▸ DATASET EXTRACT
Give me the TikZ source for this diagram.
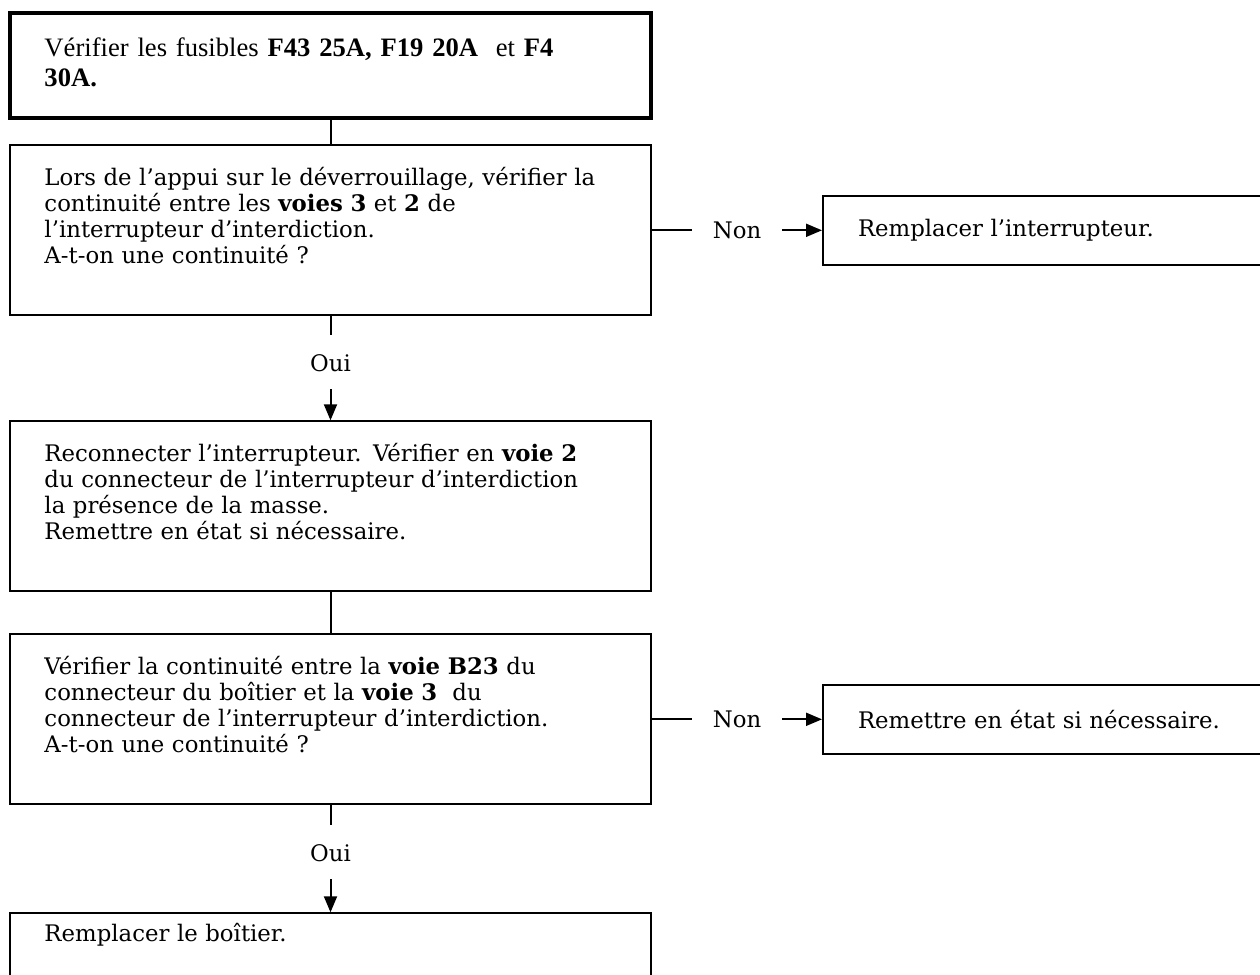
\documentclass[tikz,border=0pt]{standalone}
\usepackage{fontspec}
\setmainfont{DejaVu Serif}
\newfontfamily\fusefont{Liberation Serif}
\usetikzlibrary{arrows.meta, positioning, calc}
\tikzset{
  stepbox/.style={rectangle, draw, line width=1pt, align=left,
                  text width=286pt, inner xsep=17.25pt, inner ysep=0pt,
                  text height=20pt, text depth=65pt,
                  font=\fontsize{11.4pt}{13pt}\selectfont},
  firstbox/.style={stepbox, line width=2.3pt,
                   text height=21.5pt, text depth=31pt,
                   font=\fusefont\fontsize{13.3pt}{15pt}\selectfont},
  endbox/.style={stepbox, text height=14pt, text depth=70pt},
  sidebox/.style={rectangle, draw, line width=1pt, align=left,
                  text width=205pt, inner xsep=17.5pt,
                  minimum height=34.5pt,
                  font=\fontsize{11.4pt}{13pt}\selectfont},
  lbl/.style={inner sep=0pt, font=\fontsize{11.4pt}{13pt}\selectfont},
  ouilbl/.style={lbl, text height=18pt, text depth=8.5pt},
  nonlbl/.style={lbl, minimum width=45pt},
  link/.style={line width=1pt},
  arr/.style={link, -{Triangle[length=8pt, width=6.5pt]}},
}

\begin{document}
\begin{tikzpicture}[x=0.5pt, y=-0.5pt, node distance=0pt]

  \useasboundingbox (0,0) rectangle (1260,975);

  % main column
  \node[firstbox] (b1) at (330.5,65.5)
    {Vérifier les fusibles \textbf{F43 25A, F19 20A}\ \ et \textbf{F4}\\
     \textbf{30A.}};

  \node[stepbox, below=12pt of b1] (b2)
    {Lors de l’appui sur le déverrouillage, vérifier la\\
     continuité entre les \textbf{voies 3} et \textbf{2} de\\
     l’interrupteur d’interdiction.\\
     A-t-on une continuité ?};

  \node[ouilbl, below=9.5pt of b2] (oui1) {Oui};

  \node[stepbox, below=52pt of b2] (b3)
    {Reconnecter l’interrupteur. Vérifier en \textbf{voie 2}\\
     du connecteur de l’interrupteur d’interdiction\\
     la présence de la masse.\\
     Remettre en état si nécessaire.};

  \node[stepbox, below=20.5pt of b3] (b4)
    {Vérifier la continuité entre la \textbf{voie B23} du\\
     connecteur du boîtier et la \textbf{voie 3}\ \ du\\
     connecteur de l’interrupteur d’interdiction.\\
     A-t-on une continuité ?};

  \node[ouilbl, below=10pt of b4] (oui2) {Oui};

  \node[endbox, below=53.5pt of b4] (b5) {Remplacer le boîtier.};

  % side branches
  \node[sidebox, right=85pt of b2] (r1) {Remplacer l’interrupteur.};
  \node[sidebox, right=85pt of b4] (r2) {Remettre en état si nécessaire.};

  \node[nonlbl] (non1) at ($(b2.east)!0.5!(r1.west)$) {Non};
  \node[nonlbl] (non2) at ($(b4.east)!0.5!(r2.west)$) {Non};

  % links
  \draw[link] (b1) -- (b2);
  \draw[link] (b2) -- (oui1);
  \draw[arr] (oui1) -- (b3);
  \draw[link] (b3) -- (b4);
  \draw[link] (b4) -- (oui2);
  \draw[arr] (oui2) -- (b5);
  \draw[link] (b2.east) -- (non1.west);
  \draw[arr] (non1.east) -- (r1.west);
  \draw[link] (b4.east) -- (non2.west);
  \draw[arr] (non2.east) -- (r2.west);

\end{tikzpicture}
\end{document}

▸ REQUEST
Repeat all of the data above word for word, minus the pictures.

▸ EXERCISE RESPONSE
Give me the TikZ source for this diagram.
\documentclass[tikz,border=0pt]{standalone}
\usepackage{fontspec}
\setmainfont{DejaVu Serif}
\newfontfamily\fusefont{Liberation Serif}
\usetikzlibrary{arrows.meta, positioning, calc}
\tikzset{
  stepbox/.style={rectangle, draw, line width=1pt, align=left,
                  text width=286pt, inner xsep=17.25pt, inner ysep=0pt,
                  text height=20pt, text depth=65pt,
                  font=\fontsize{11.4pt}{13pt}\selectfont},
  firstbox/.style={stepbox, line width=2.3pt,
                   text height=21.5pt, text depth=31pt,
                   font=\fusefont\fontsize{13.3pt}{15pt}\selectfont},
  endbox/.style={stepbox, text height=14pt, text depth=70pt},
  sidebox/.style={rectangle, draw, line width=1pt, align=left,
                  text width=205pt, inner xsep=17.5pt,
                  minimum height=34.5pt,
                  font=\fontsize{11.4pt}{13pt}\selectfont},
  lbl/.style={inner sep=0pt, font=\fontsize{11.4pt}{13pt}\selectfont},
  ouilbl/.style={lbl, text height=18pt, text depth=8.5pt},
  nonlbl/.style={lbl, minimum width=45pt},
  link/.style={line width=1pt},
  arr/.style={link, -{Triangle[length=8pt, width=6.5pt]}},
}

\begin{document}
\begin{tikzpicture}[x=0.5pt, y=-0.5pt, node distance=0pt]

  \useasboundingbox (0,0) rectangle (1260,975);

  % main column
  \node[firstbox] (b1) at (330.5,65.5)
    {Vérifier les fusibles \textbf{F43 25A, F19 20A}\ \ et \textbf{F4}\\
     \textbf{30A.}};

  \node[stepbox, below=12pt of b1] (b2)
    {Lors de l’appui sur le déverrouillage, vérifier la\\
     continuité entre les \textbf{voies 3} et \textbf{2} de\\
     l’interrupteur d’interdiction.\\
     A-t-on une continuité ?};

  \node[ouilbl, below=9.5pt of b2] (oui1) {Oui};

  \node[stepbox, below=52pt of b2] (b3)
    {Reconnecter l’interrupteur. Vérifier en \textbf{voie 2}\\
     du connecteur de l’interrupteur d’interdiction\\
     la présence de la masse.\\
     Remettre en état si nécessaire.};

  \node[stepbox, below=20.5pt of b3] (b4)
    {Vérifier la continuité entre la \textbf{voie B23} du\\
     connecteur du boîtier et la \textbf{voie 3}\ \ du\\
     connecteur de l’interrupteur d’interdiction.\\
     A-t-on une continuité ?};

  \node[ouilbl, below=10pt of b4] (oui2) {Oui};

  \node[endbox, below=53.5pt of b4] (b5) {Remplacer le boîtier.};

  % side branches
  \node[sidebox, right=85pt of b2] (r1) {Remplacer l’interrupteur.};
  \node[sidebox, right=85pt of b4] (r2) {Remettre en état si nécessaire.};

  \node[nonlbl] (non1) at ($(b2.east)!0.5!(r1.west)$) {Non};
  \node[nonlbl] (non2) at ($(b4.east)!0.5!(r2.west)$) {Non};

  % links
  \draw[link] (b1) -- (b2);
  \draw[link] (b2) -- (oui1);
  \draw[arr] (oui1) -- (b3);
  \draw[link] (b3) -- (b4);
  \draw[link] (b4) -- (oui2);
  \draw[arr] (oui2) -- (b5);
  \draw[link] (b2.east) -- (non1.west);
  \draw[arr] (non1.east) -- (r1.west);
  \draw[link] (b4.east) -- (non2.west);
  \draw[arr] (non2.east) -- (r2.west);

\end{tikzpicture}
\end{document}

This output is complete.